Player A trumps Player B in the following nine categories: On Base Percentage, OPS+, Doubles, GIDP, Walks, Times Struck Out, WAR, Gold Gloves and All Star Games.
Player B trumps Player A in the following four categories: Slugging Percentage, Home Runs, 20+ Home Run Seasons (again close), and Total Bases.
Player B, Jim Rice, played his entire career in a Boston Red Sox uniform, benefiting from the friendly hitting environment of Fenway Park for 16 seasons.
Player A, Fred Lynn, played his first half-dozen seasons in a Red Sox uniform, then went west to play for the Angels (in a less hitter-friendly environment), and spent time in Baltimore and Detroit before finishing up in his final season in San Diego.
I don’t think it’s a stretch to say that if their career histories were reversed, and Lynn got to stay in Boston for the entirety of his career, while Rice was sent packing at age 28 to less hitter-friendly locales, Lynn might be in the Hall of Fame today, while Jim Rice almost certainly would not.
I am not arguing that either Lynn or Rice should be in the HOF. In fact, I wouldn’t select either as a member. But, clearly, the difference between their respective careers is not nearly so great as one might imagine. Basically, one choice would be about as good as the other, though I might give a slight edge to Freddy Lynn.
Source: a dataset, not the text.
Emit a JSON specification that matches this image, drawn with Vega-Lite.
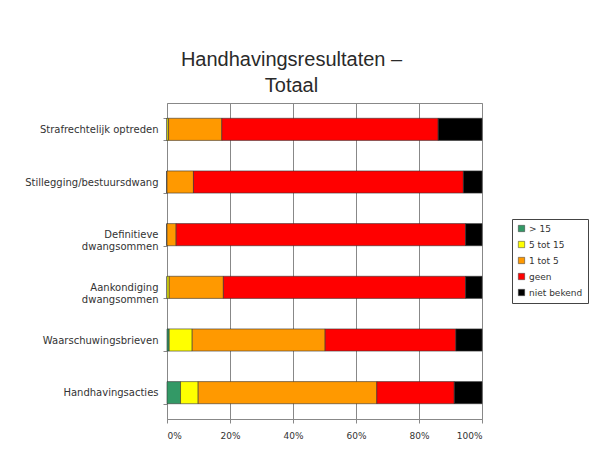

Finally, it should also be noted that yet another Red Sox outfielder who played alongside Lynn and Rice — Dwight Evans — probably has a better HOF case than either of his outfield mates. Evans hit more home runs, drew more walks, had a higher on-base percentage, scored more runs, and had a higher career WAR than either Lynn or Rice.
Perhaps some future Veteran’s Committee will reexamine the careers of both Lynn and Evans, and present each with a HOF plaque of their own.